This movie was a fond memory from high school, where it played on HBO fairly frequently, but I don’t think I’ve managed to see it once since college started. As such, I was slightly nervous that this would be yet another youthful favorite that I wound up hating when I saw it again years later, but my fears were thankfully completely unfounded. Indeed, I’d go so far as to say that, of the nearly nonexistent number of horror anthology films of the 90s, this definitely ranks up at the top of the list.
The film is structured around three gang members that go to a funeral parlor after being lured with promises of drugs by one of the most beautifully creepy morticians ever put on film. I wish I could find a picture of him, but he’s essentially an elderly black version of Amadeus, all wild hair and bug eyes. As he takes them to their rewards, he relates to them stories of four of the people in his parlor. There’s the story of a rookie black cop who fails to stop his white veteran officers from beating a political activist to death, a story of a young boy who can hurt people with his drawings, a story about a racist politician running for governor that runs afoul of some Southern voodoo, and a surprisingly serious story about a gang member that gets experimented on in prison.
Whenever you get an anthology, there’s always one story that’s weaker than the others, and while in most it tends to be buried somewhere in the middle, here, because of how it ties in with the three gang members of the wraparound story, it’s placed squarely at the end. While the first three stories are told more than slightly tongue-in-cheek (the second story even has David Alan Grier playing a dangerous boyfriend, which is somewhat along the lines of us being expected to find Jim Carrey frightening in The Number 23), this one starts to tread dangerously close to preachiness, as the prisoner comes face to face with all of his past victims, and sees just how much pain gang members cause even to strangers. A real laugh riot, that one.

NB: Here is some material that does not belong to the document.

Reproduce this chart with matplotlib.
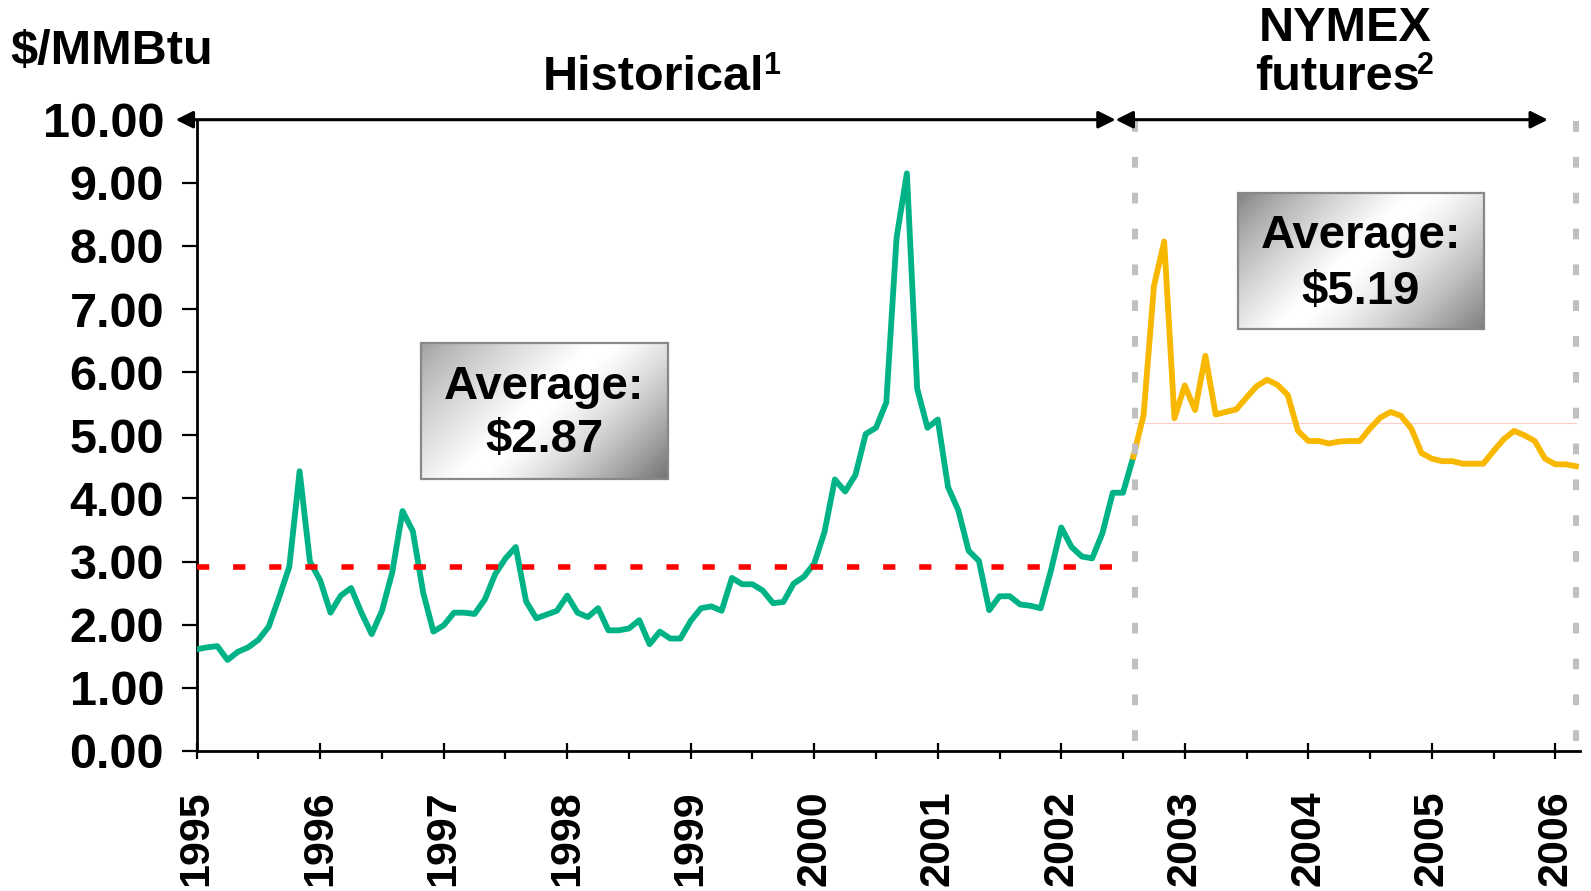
import numpy as np
import matplotlib
matplotlib.use("Agg")
import matplotlib.pyplot as plt
from matplotlib.patches import Rectangle

# ---------------- data ----------------
# Monthly historical price, Jan 1995 .. Aug 2002 ($/MMBtu)
historical = [1.61, 1.64, 1.66, 1.44, 1.57, 1.64, 1.76, 1.97, 2.43, 2.92, 4.43, 3.00,
              2.70, 2.19, 2.46, 2.58, 2.19, 1.85, 2.22, 2.83, 3.80, 3.48, 2.51, 1.89,
              1.99, 2.19, 2.19, 2.17, 2.40, 2.80, 3.05, 3.23, 2.37, 2.10, 2.16, 2.22,
              2.46, 2.19, 2.12, 2.26, 1.91, 1.91, 1.94, 2.07, 1.69, 1.89, 1.78, 1.78,
              2.06, 2.26, 2.29, 2.22, 2.74, 2.64, 2.64, 2.54, 2.34, 2.36, 2.65, 2.76,
              2.97, 3.47, 4.30, 4.11, 4.37, 5.02, 5.12, 5.52, 8.13, 9.15, 5.74, 5.12,
              5.25, 4.18, 3.81, 3.17, 3.01, 2.23, 2.45, 2.45, 2.32, 2.30, 2.26, 2.86,
              3.54, 3.23, 3.08, 3.05, 3.45, 4.09, 4.09, 4.66]
hist_start = 1995.0

# Monthly NYMEX futures, Aug 2002 .. Mar 2006
futures = [4.66, 5.32, 7.36, 8.07, 5.27, 5.79, 5.40, 6.26, 5.33, 5.37, 5.41, 5.60,
           5.78, 5.88, 5.80, 5.64, 5.07, 4.91, 4.91, 4.87, 4.90, 4.91, 4.91, 5.11,
           5.28, 5.37, 5.31, 5.11, 4.72, 4.63, 4.59, 4.59, 4.55, 4.55, 4.55, 4.75,
           4.94, 5.07, 5.00, 4.91, 4.63, 4.54, 4.54, 4.51]
fut_start = 1995.0 + 91 / 12

hist_avg = 2.87
hist_avg_line = 2.91
fut_avg = 5.19
split_year = 2002.6
end_year = 2006.17

year_ticks = list(range(1995, 2007))
y_ticks = [0, 1, 2, 3, 4, 5, 6, 7, 8, 9, 10]
y_labels = ["0.00", "1.00", "2.00", "3.00", "4.00", "5.00", "6.00", "7.00", "8.00", "9.00", "10.00"]

# ---------------- plot ----------------
plt.rcParams['font.family'] = ['Liberation Sans', 'DejaVu Sans']
plt.rcParams['font.weight'] = 'bold'

W, H = 1591, 891
fig = plt.figure(figsize=(W / 100, H / 100), dpi=100)
ax = fig.add_axes([196.7 / W, (H - 750.9) / H, (1580 - 196.7) / W, (750.9 - 119.7) / H])

green = '#00b386'
orange = '#f9b800'

xh = hist_start + np.arange(len(historical)) / 12
xf = fut_start + np.arange(len(futures)) / 12

ax.plot(xh, historical, color=green, lw=4.2, solid_joinstyle='round', zorder=4)
ax.plot(xf, futures, color=orange, lw=4.2, solid_joinstyle='round', zorder=4)

# average lines
ax.plot([hist_start, split_year], [hist_avg_line, hist_avg_line], color='#ff0000', lw=4,
        linestyle=(0, (2.2, 4.3)), zorder=5, dash_capstyle='butt')
ax.plot([split_year, end_year], [fut_avg, fut_avg], color='#ffcccc', lw=0.8, zorder=3)

# grey dashed separators
for xv in [split_year, end_year]:
    ax.plot([xv, xv], [0.15, 10.05], color='#c0c0c0', lw=4.3, linestyle=(0, (1.8, 4.2)),
            dash_capstyle='butt', zorder=6, clip_on=False)

# arrows at the top
arrow_kw = dict(arrowstyle='<|-|>', color='black', lw=2.2, mutation_scale=26,
                shrinkA=0, shrinkB=0)
ax.annotate('', xy=(2002.44, 10), xytext=(1994.83, 10), arrowprops=arrow_kw,
            annotation_clip=False, zorder=7)
ax.annotate('', xy=(2005.94, 10), xytext=(2002.44, 10), arrowprops=arrow_kw,
            annotation_clip=False, zorder=7)

# gradient boxes
def grad_box(x0, x1, y0, y1, lo_start, lo_end):
    n = 200
    u = np.linspace(0, 1, n)
    v = np.linspace(0, 1, n)
    U, V = np.meshgrid(u, v)
    t = (U * 246 + (1 - V) * 136) / (246 + 136)
    img = np.where(t < 0.45,
                   lo_start + (1 - lo_start) * np.clip(t / 0.45, 0, 1) ** 0.8,
                   1 - (1 - lo_end) * np.clip((t - 0.5) / 0.5, 0, 1) ** 1.3)
    img = np.clip(img, 0, 1)
    ax.imshow(img, extent=[x0, x1, y0, y1], origin='lower', aspect='auto',
              cmap='gray', vmin=0, vmax=1, zorder=7, interpolation='bilinear')
    ax.add_patch(Rectangle((x0, y0), x1 - x0, y1 - y0, fill=False,
                           edgecolor='#888888', lw=1.6, zorder=8))

grad_box(1996.817, 1998.814, 4.31, 6.46, 0.62, 0.45)
grad_box(2003.43, 2005.42, 6.69, 8.84, 0.5, 0.5)

txt_kw = dict(ha='center', va='center', fontsize=34, fontweight='bold', zorder=9)
ax.text(1997.815, 5.77, 'Average:', **txt_kw)
ax.text(1997.815, 4.93, f'${hist_avg:.2f}', **txt_kw)
ax.text(2004.425, 8.16, 'Average:', **txt_kw)
ax.text(2004.425, 7.27, f'${fut_avg:.2f}', **txt_kw)

# axes styling
ax.set_xlim(1995, 2006.2)
ax.set_ylim(0, 10)
for s in ['top', 'right']:
    ax.spines[s].set_visible(False)
for s in ['left', 'bottom']:
    ax.spines[s].set_linewidth(2)
ax.set_yticks(y_ticks)
ax.set_yticklabels(y_labels)
ax.set_xticks(year_ticks)
ax.set_xticklabels([str(y) for y in year_ticks], rotation=90)
ax.set_xticks([y + 0.5 for y in year_ticks[:-1]], minor=True)
ax.tick_params(axis='y', direction='out', length=10.5, width=1.6, labelsize=35, pad=13)
ax.tick_params(axis='x', which='major', direction='inout', length=11, width=1.6,
               labelsize=31, pad=23)
ax.tick_params(axis='x', which='minor', direction='out', length=6, width=1.6)
for lab in ax.get_xticklabels() + ax.get_yticklabels():
    lab.set_fontweight('bold')

# header texts
def sup_text(x, y, main, sup):
    t = fig.text(x, y, main, ha='center', va='center', fontsize=35, fontweight='bold')
    fig.canvas.draw()
    bb = t.get_window_extent()
    fig.text((bb.x1 - 2) / W, (bb.y1 + 3) / H, sup, ha='left', va='top',
             fontsize=22, fontweight='bold')

fig.text(111.6 / W, 1 - 52 / H, '$/MMBtu', ha='center', va='center', fontsize=35, fontweight='bold')
sup_text(654 / W, 1 - 77 / H, 'Historical', '1')
fig.text(1345.5 / W, 1 - 28.4 / H, 'NYMEX', ha='center', va='center', fontsize=35, fontweight='bold')
sup_text(1337 / W, 1 - 77 / H, 'futures', '2')

fig.savefig('out.png', dpi=100)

The best is easily the one with the racist politician that was so blatantly modeled on former presidential hopeful David Duke that he’s even named Duke and has the same former KKK affiliations. While running his campaign, he decides to set up shop in a former plantation whose owner massacred all of his slaves after the Civil War to prevent them from leaving him. Unfortunately for the would-be Governor, their souls still remain at the house, bonded to a set of voodoo dolls that begin raising all kinds of hell. It’s all told with a great deal of fun and humor to it, as when he flings a vase at the first reanimated doll and wildly screams out “No reparations!” It’s find political insight like that which you rarely find in movies these days.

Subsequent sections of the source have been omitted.